What is expected
Locate the string "chart" in the listing below. Copy every line where it is found.

Data extract

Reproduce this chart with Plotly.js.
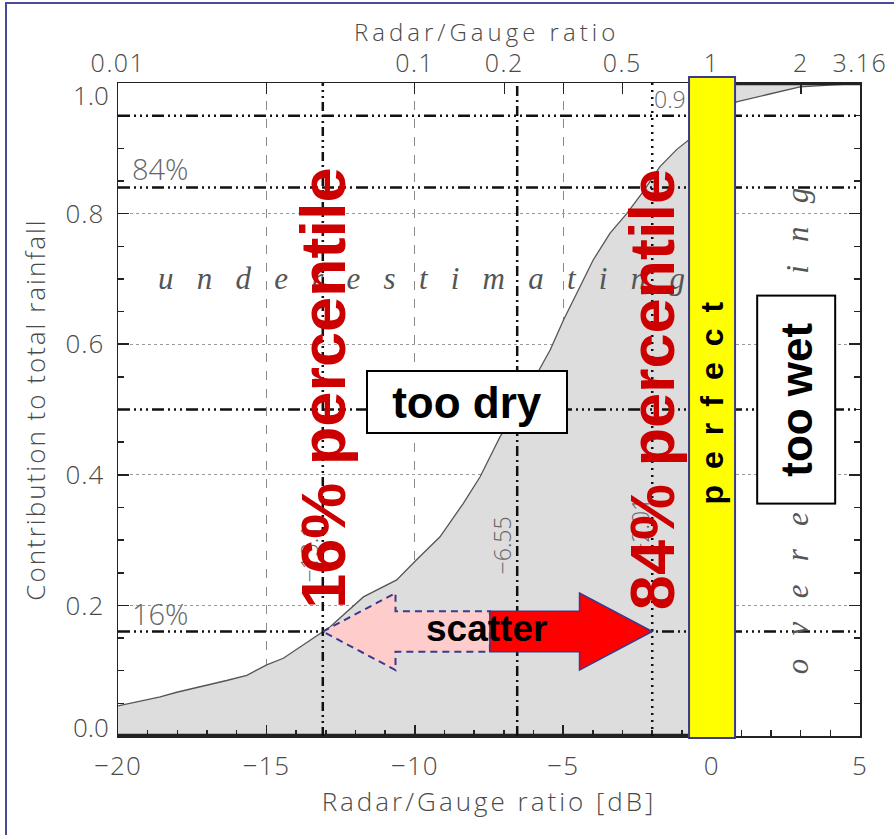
<!DOCTYPE html>
<html>
<head>
<meta charset="utf-8">
<script src="https://cdn.plot.ly/plotly-3.0.1.min.js"></script>
<style>
  html, body { margin: 0; padding: 0; background: #ffffff; }
  #wrap { position: relative; width: 894px; height: 835px; overflow: hidden; }
  #chart { width: 894px; height: 835px; }
  #frame { position: absolute; left: 5px; top: 2px; width: 1000px; height: 1000px;
           border-left: 2px solid #4a4a9c; border-top: 2px solid #4a4a9c; pointer-events: none; }
  .xtitle { letter-spacing: 3px; }
  .ytitle { letter-spacing: 2px; }
  .annotation[data-index="0"] text { letter-spacing: 4px; }
  .xtick text, .ytick text { letter-spacing: 1px; }
  .x2tick text { letter-spacing: 1.5px; }
</style>
</head>
<body>
<div id="wrap">
  <div id="chart"></div>
  <div id="frame"></div>
</div>
<script>
// Cumulative contribution to total rainfall vs radar/gauge ratio (dB)
const ratioDb = [-20, -19.26, -18.58, -18.02, -17.46, -16.9, -16.34, -15.66, -14.99, -14.43,
  -13.87, -13.53, -13.1, -12.86, -11.73, -10.61, -9.94, -9.15, -8.37, -7.8, -7.35, -7.13,
  -6.55, -5.95, -5.44, -4.99, -4.55, -3.99, -3.42, -2.86, -2.3, -1.74, -1.18, -0.78, -0.3,
  0.3, 0.84, 1.85, 2.98, 4.1, 5];
const contribution = [0.046, 0.053, 0.06, 0.067, 0.073, 0.078, 0.085, 0.093, 0.109, 0.119,
  0.136, 0.147, 0.16, 0.167, 0.213, 0.239, 0.27, 0.305, 0.356, 0.397, 0.438, 0.458,
  0.5, 0.55, 0.591, 0.637, 0.678, 0.729, 0.77, 0.8, 0.834, 0.872, 0.898, 0.913, 0.93,
  0.952, 0.971, 0.982, 0.994, 0.997, 0.999];

// Ideal (perfect) case: all rain at 0 dB
const perfectX = [-20, 0, 0, 5];
const perfectY = [0, 0, 1, 1];

// Percentiles of the distribution (dB)
const p16 = -13.1;
const p50 = -6.55;
const p84 = -2.0;
const levels = [0.16, 0.5, 0.84, 0.95];

// Left axis ticks (end labels are drawn slightly inset)
const yTicks = [0, 0.2, 0.4, 0.6, 0.8, 1.0];
const yLabels = ['', '0.2', '0.4', '0.6', '0.8', ''];

// Top axis: linear ratio labels
const ratioTicks = [0.01, 0.1, 0.2, 0.5, 1, 2, 3.16];
const ratioLabels = ['0.01', '0.1', '0.2', '0.5', '1', '2', '3.16'];
const ratioMinor = [0.0316, 0.316];

const toDb = r => 10 * Math.log10(r);
const axisFont = { family: 'Open Sans, Liberation Sans, sans-serif', size: 26, color: '#4a4a4a', weight: 300 };
const topFont = { family: 'Open Sans, Liberation Sans, sans-serif', size: 25, color: '#4a4a4a', weight: 300 };
const titleFont = { family: 'Open Sans, Liberation Sans, sans-serif', size: 26, color: '#4a4a4a', weight: 300 };
const red = '#cc0000';
const navy = '#3a3a8c';

const traces = [
  // lower boundary of the shaded area: the perfect step
  { x: perfectX, y: perfectY, type: 'scatter', mode: 'lines',
    line: { color: '#222222', width: 0 }, hoverinfo: 'skip', showlegend: false },
  // shaded area between observed curve and the perfect step
  { x: ratioDb, y: contribution, type: 'scatter', mode: 'lines', fill: 'tonexty',
    fillcolor: '#dddddd', line: { color: '#555555', width: 1.3 }, hoverinfo: 'skip', showlegend: false },
  { x: perfectX, y: perfectY, type: 'scatter', mode: 'lines',
    line: { color: '#222222', width: 4.5 }, hoverinfo: 'skip', showlegend: false },
  { x: ratioDb, y: contribution, xaxis: 'x2', type: 'scatter', mode: 'lines',
    line: { width: 0 }, opacity: 0, hoverinfo: 'skip', showlegend: false }
];

const dashDot3 = '12px,4px,2px,4px,2px,4px,2px,4px';
const shapes = [];
levels.forEach(v => shapes.push({
  type: 'line', xref: 'x', yref: 'y', x0: -20, x1: 5, y0: v, y1: v,
  line: { color: '#111111', width: 2.5, dash: dashDot3 }, layer: 'above'
}));
shapes.push({ type: 'line', xref: 'x', yref: 'y', x0: p16, x1: p16, y0: 0, y1: 1,
  line: { color: '#111111', width: 2.5, dash: '9px,4px,2px,4px,2px,4px' }, layer: 'above' });
shapes.push({ type: 'line', xref: 'x', yref: 'y', x0: p50, x1: p50, y0: 0, y1: 1,
  line: { color: '#111111', width: 2.5, dash: '10px,4px,2px,4px' }, layer: 'above' });
shapes.push({ type: 'line', xref: 'x', yref: 'y', x0: p84, x1: p84, y0: 0, y1: 1,
  line: { color: '#111111', width: 2.5, dash: '2px,5px' }, layer: 'above' });

// "perfect" band around 0 dB
shapes.push({ type: 'rect', xref: 'x', yref: 'paper', x0: -0.76, x1: 0.79, y0: -0.003, y1: 1.009,
  fillcolor: '#ffff00', line: { color: navy, width: 2 }, layer: 'above' });

// Scatter arrows between the 16% and 84% percentiles
const yA = 0.16, headLen = 2.45, headH = 0.059, shaftH = 0.031, mid = -7.47;
const pinkPath = `M ${p16} ${yA} L ${p16 + headLen} ${yA + headH} L ${p16 + headLen} ${yA + shaftH} ` +
  `L ${mid} ${yA + shaftH} L ${mid} ${yA - shaftH} L ${p16 + headLen} ${yA - shaftH} ` +
  `L ${p16 + headLen} ${yA - headH} Z`;
const redPath = `M ${p84} ${yA} L ${p84 - headLen} ${yA + headH} L ${p84 - headLen} ${yA + shaftH} ` +
  `L ${mid} ${yA + shaftH} L ${mid} ${yA - shaftH} L ${p84 - headLen} ${yA - shaftH} ` +
  `L ${p84 - headLen} ${yA - headH} Z`;
shapes.push({ type: 'path', xref: 'x', yref: 'y', path: pinkPath, fillcolor: '#ffcccc',
  line: { color: navy, width: 2, dash: '7px,5px' }, layer: 'above' });
shapes.push({ type: 'path', xref: 'x', yref: 'y', path: redPath, fillcolor: '#ff0000',
  line: { color: navy, width: 1.5 }, layer: 'above' });

const gap = '\u2002\u2005';
const spaced = s => s.split('').join(gap);
const grayFont = size => ({ family: 'Open Sans, Liberation Sans, sans-serif', size: size, color: '#666666', weight: 300 });
const italicFont = { family: 'Liberation Serif, DejaVu Serif, serif', size: 31, color: '#555555', style: 'italic' };
const boldFont = (size, color) => ({ family: 'Liberation Sans, Arial, sans-serif', size: size, color: color, weight: 'bold' });

const annotations = [
  { xref: 'paper', yref: 'paper', x: 0.496, y: 1.079, yanchor: 'middle', text: 'Radar/Gauge ratio',
    showarrow: false, font: { ...titleFont, size: 24 } },
  { xref: 'paper', yref: 'y', x: 0, y: yTicks[yTicks.length - 1], yshift: -12, xanchor: 'right',
    xshift: -7, text: yTicks[yTicks.length - 1].toFixed(1), showarrow: false, font: axisFont },
  { xref: 'paper', yref: 'y', x: 0, y: yTicks[0], yshift: 9, xanchor: 'right',
    xshift: -7, text: yTicks[0].toFixed(1), showarrow: false, font: axisFont },
  { x: -19.6, y: 0.84, text: '84%', xanchor: 'left', yanchor: 'bottom', yshift: -3, showarrow: false, font: grayFont(29) },
  { x: -19.6, y: 0.16, text: '16%', xanchor: 'left', yanchor: 'bottom', yshift: -3, showarrow: false, font: grayFont(29) },
  { x: -7.06, y: 0.292, text: '\u22126.55', textangle: -90, showarrow: false, font: grayFont(23) },
  { x: -13.55, y: 0.28, text: '\u221213.1', textangle: -90, showarrow: false, font: grayFont(23) },
  { x: -2.42, y: 0.32, text: '\u22122.01', textangle: -90, showarrow: false, font: grayFont(23) },
  { x: p84, y: 0.975, text: '0.9', xanchor: 'left', showarrow: false, font: grayFont(23) },
  { x: -9.76, y: 0.70, text: spaced('underestimating'), showarrow: false, font: italicFont },
  { x: 2.88, y: 0.467, text: spaced('overestimating'), textangle: -90, showarrow: false, font: italicFont },
  { x: -8.24, y: 0.511, text: 'too dry', showarrow: false, font: boldFont(44, '#000000'),
    bgcolor: '#ffffff', bordercolor: '#000000', borderwidth: 2, borderpad: 0, width: 198, height: 60 },
  { x: 2.84, y: 0.515, text: 'too wet', textangle: -90, showarrow: false, font: boldFont(44, '#000000'),
    bgcolor: '#ffffff', bordercolor: '#000000', borderwidth: 2, borderpad: 0, width: 206, height: 76 },
  { x: 0, y: 0.51, text: 'perfect'.split('').join('\u2002'), textangle: -90, showarrow: false,
    font: boldFont(32, '#000000') },
  { x: -7.6, y: 0.165, text: 'scatter', showarrow: false, font: boldFont(37, '#000000') },
  { x: p16, y: 0.533, text: '16% percentile', textangle: -90, showarrow: false, font: boldFont(63, red) },
  { x: p84, y: 0.53, text: '84% percentile', textangle: -90, showarrow: false, font: boldFont(63, red) }
];

const layout = {
  width: 894, height: 835,
  margin: { l: 118, r: 34, t: 83, b: 99 },
  paper_bgcolor: '#ffffff', plot_bgcolor: '#ffffff',
  showlegend: false,
  xaxis: {
    range: [-20, 5], dtick: 5, tick0: 0, ticks: 'inside', ticklen: 11, tickwidth: 1.5, tickcolor: '#222',
    minor: { ticks: 'inside', dtick: 1, ticklen: 6, tickcolor: '#222', showgrid: false },
    showline: true, linecolor: '#222', linewidth: 1.5, mirror: true,
    showgrid: true, gridcolor: '#8a8a8a', griddash: 'dash', gridwidth: 1, zeroline: false,
    tickfont: axisFont, ticklabelstandoff: 6,
    title: { text: 'Radar/Gauge ratio [dB]', font: titleFont, standoff: 4 }
  },
  xaxis2: {
    overlaying: 'x', side: 'top', anchor: 'y', range: [-20, 5],
    tickmode: 'array', tickvals: ratioTicks.map(toDb), ticktext: ratioLabels,
    ticks: 'inside', ticklen: 11, tickwidth: 1.2, tickcolor: '#222',
    minor: { ticks: 'inside', tickvals: ratioMinor.map(toDb), ticklen: 11, tickcolor: '#222' },
    showline: false, showgrid: false, zeroline: false,
    tickfont: topFont, ticklabelstandoff: 5
  },
  yaxis: {
    range: [0, 1], tickmode: 'array', tickvals: yTicks, ticktext: yLabels,
    ticks: 'inside', ticklen: 11, tickwidth: 1.5, tickcolor: '#222',
    minor: { ticks: 'inside', dtick: 0.05, ticklen: 6, tickcolor: '#222', showgrid: false },
    showline: true, linecolor: '#222', linewidth: 1.5, mirror: 'ticks',
    showgrid: true, gridcolor: '#9a9a9a', griddash: 'dot', gridwidth: 1, zeroline: false,
    tickfont: axisFont, ticklabelstandoff: 7,
    title: { text: 'Contribution to total rainfall', font: titleFont, standoff: 12 }
  },
  shapes: shapes,
  annotations: annotations
};

Plotly.newPlot('chart', traces, layout, { displayModeBar: false, staticPlot: true });
</script>
</body>
</html>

Response to this task
Reproduce this chart with Plotly.js.
  #chart { width: 894px; height: 835px; }
  <div id="chart"></div>
Plotly.newPlot('chart', traces, layout, { displayModeBar: false, staticPlot: true });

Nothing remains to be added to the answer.